--- The exercise ---
All entries are to be quoted exactly; the images stay out of the copy.
--- Start of Exercise material ---
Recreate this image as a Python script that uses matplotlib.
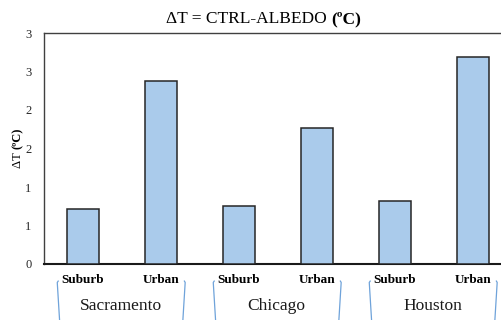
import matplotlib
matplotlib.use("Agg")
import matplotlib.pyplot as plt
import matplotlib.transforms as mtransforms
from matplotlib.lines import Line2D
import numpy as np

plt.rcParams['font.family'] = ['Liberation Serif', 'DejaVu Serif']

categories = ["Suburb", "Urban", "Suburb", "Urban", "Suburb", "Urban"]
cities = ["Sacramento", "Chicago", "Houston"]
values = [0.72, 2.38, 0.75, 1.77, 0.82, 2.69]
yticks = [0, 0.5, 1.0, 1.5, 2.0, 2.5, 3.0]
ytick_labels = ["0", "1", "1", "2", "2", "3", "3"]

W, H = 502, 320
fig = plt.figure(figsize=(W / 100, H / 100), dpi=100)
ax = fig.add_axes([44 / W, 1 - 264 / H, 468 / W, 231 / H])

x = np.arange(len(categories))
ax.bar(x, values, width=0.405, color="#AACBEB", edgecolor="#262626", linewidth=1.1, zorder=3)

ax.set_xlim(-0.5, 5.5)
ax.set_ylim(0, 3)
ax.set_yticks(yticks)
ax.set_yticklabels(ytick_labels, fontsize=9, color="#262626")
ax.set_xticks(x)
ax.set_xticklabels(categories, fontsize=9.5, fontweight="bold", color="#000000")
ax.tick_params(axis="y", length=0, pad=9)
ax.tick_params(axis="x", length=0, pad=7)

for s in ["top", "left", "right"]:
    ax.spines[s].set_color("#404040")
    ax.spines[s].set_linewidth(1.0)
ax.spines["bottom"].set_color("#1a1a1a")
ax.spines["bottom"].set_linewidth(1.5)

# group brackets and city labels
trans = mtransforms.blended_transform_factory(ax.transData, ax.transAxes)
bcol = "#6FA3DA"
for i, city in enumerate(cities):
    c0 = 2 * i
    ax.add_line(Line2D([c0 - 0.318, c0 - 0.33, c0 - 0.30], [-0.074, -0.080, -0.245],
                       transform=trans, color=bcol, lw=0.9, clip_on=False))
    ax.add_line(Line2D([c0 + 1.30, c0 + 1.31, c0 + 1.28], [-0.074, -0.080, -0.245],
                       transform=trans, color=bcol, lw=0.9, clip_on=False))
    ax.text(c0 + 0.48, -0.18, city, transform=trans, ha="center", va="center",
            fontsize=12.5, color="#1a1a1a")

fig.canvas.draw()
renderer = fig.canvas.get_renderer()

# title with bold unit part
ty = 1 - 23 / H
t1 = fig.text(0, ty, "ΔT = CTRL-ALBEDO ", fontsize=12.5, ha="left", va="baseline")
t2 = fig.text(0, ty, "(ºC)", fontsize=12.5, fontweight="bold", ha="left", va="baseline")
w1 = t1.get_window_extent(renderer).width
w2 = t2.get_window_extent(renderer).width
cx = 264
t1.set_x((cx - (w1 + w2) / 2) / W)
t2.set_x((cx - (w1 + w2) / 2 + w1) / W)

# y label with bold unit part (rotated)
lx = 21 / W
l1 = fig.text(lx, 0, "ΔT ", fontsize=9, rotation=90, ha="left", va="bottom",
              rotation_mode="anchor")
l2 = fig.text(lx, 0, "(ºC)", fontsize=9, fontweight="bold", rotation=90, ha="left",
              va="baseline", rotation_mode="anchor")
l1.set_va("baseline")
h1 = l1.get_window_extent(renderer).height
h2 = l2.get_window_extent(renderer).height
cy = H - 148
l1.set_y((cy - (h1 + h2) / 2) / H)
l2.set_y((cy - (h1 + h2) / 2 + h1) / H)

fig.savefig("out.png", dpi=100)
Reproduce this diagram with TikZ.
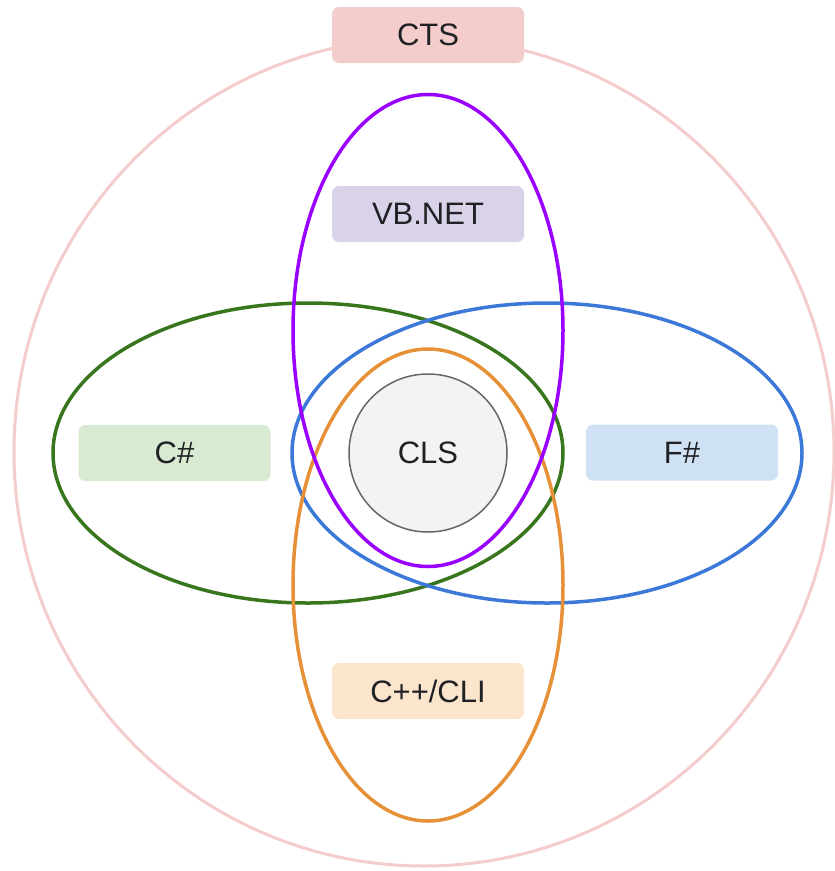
--- End of Exercise material ---
--- In response ---
Recreate this image as a Python script that uses matplotlib.
import matplotlib
matplotlib.use("Agg")
import matplotlib.pyplot as plt
import matplotlib.transforms as mtransforms
from matplotlib.lines import Line2D
import numpy as np

plt.rcParams['font.family'] = ['Liberation Serif', 'DejaVu Serif']

categories = ["Suburb", "Urban", "Suburb", "Urban", "Suburb", "Urban"]
cities = ["Sacramento", "Chicago", "Houston"]
values = [0.72, 2.38, 0.75, 1.77, 0.82, 2.69]
yticks = [0, 0.5, 1.0, 1.5, 2.0, 2.5, 3.0]
ytick_labels = ["0", "1", "1", "2", "2", "3", "3"]

W, H = 502, 320
fig = plt.figure(figsize=(W / 100, H / 100), dpi=100)
ax = fig.add_axes([44 / W, 1 - 264 / H, 468 / W, 231 / H])

x = np.arange(len(categories))
ax.bar(x, values, width=0.405, color="#AACBEB", edgecolor="#262626", linewidth=1.1, zorder=3)

ax.set_xlim(-0.5, 5.5)
ax.set_ylim(0, 3)
ax.set_yticks(yticks)
ax.set_yticklabels(ytick_labels, fontsize=9, color="#262626")
ax.set_xticks(x)
ax.set_xticklabels(categories, fontsize=9.5, fontweight="bold", color="#000000")
ax.tick_params(axis="y", length=0, pad=9)
ax.tick_params(axis="x", length=0, pad=7)

for s in ["top", "left", "right"]:
    ax.spines[s].set_color("#404040")
    ax.spines[s].set_linewidth(1.0)
ax.spines["bottom"].set_color("#1a1a1a")
ax.spines["bottom"].set_linewidth(1.5)

# group brackets and city labels
trans = mtransforms.blended_transform_factory(ax.transData, ax.transAxes)
bcol = "#6FA3DA"
for i, city in enumerate(cities):
    c0 = 2 * i
    ax.add_line(Line2D([c0 - 0.318, c0 - 0.33, c0 - 0.30], [-0.074, -0.080, -0.245],
                       transform=trans, color=bcol, lw=0.9, clip_on=False))
    ax.add_line(Line2D([c0 + 1.30, c0 + 1.31, c0 + 1.28], [-0.074, -0.080, -0.245],
                       transform=trans, color=bcol, lw=0.9, clip_on=False))
    ax.text(c0 + 0.48, -0.18, city, transform=trans, ha="center", va="center",
            fontsize=12.5, color="#1a1a1a")

fig.canvas.draw()
renderer = fig.canvas.get_renderer()

# title with bold unit part
ty = 1 - 23 / H
t1 = fig.text(0, ty, "ΔT = CTRL-ALBEDO ", fontsize=12.5, ha="left", va="baseline")
t2 = fig.text(0, ty, "(ºC)", fontsize=12.5, fontweight="bold", ha="left", va="baseline")
w1 = t1.get_window_extent(renderer).width
w2 = t2.get_window_extent(renderer).width
cx = 264
t1.set_x((cx - (w1 + w2) / 2) / W)
t2.set_x((cx - (w1 + w2) / 2 + w1) / W)

# y label with bold unit part (rotated)
lx = 21 / W
l1 = fig.text(lx, 0, "ΔT ", fontsize=9, rotation=90, ha="left", va="bottom",
              rotation_mode="anchor")
l2 = fig.text(lx, 0, "(ºC)", fontsize=9, fontweight="bold", rotation=90, ha="left",
              va="baseline", rotation_mode="anchor")
l1.set_va("baseline")
h1 = l1.get_window_extent(renderer).height
h2 = l2.get_window_extent(renderer).height
cy = H - 148
l1.set_y((cy - (h1 + h2) / 2) / H)
l2.set_y((cy - (h1 + h2) / 2 + h1) / H)

fig.savefig("out.png", dpi=100)
Reproduce this diagram with TikZ.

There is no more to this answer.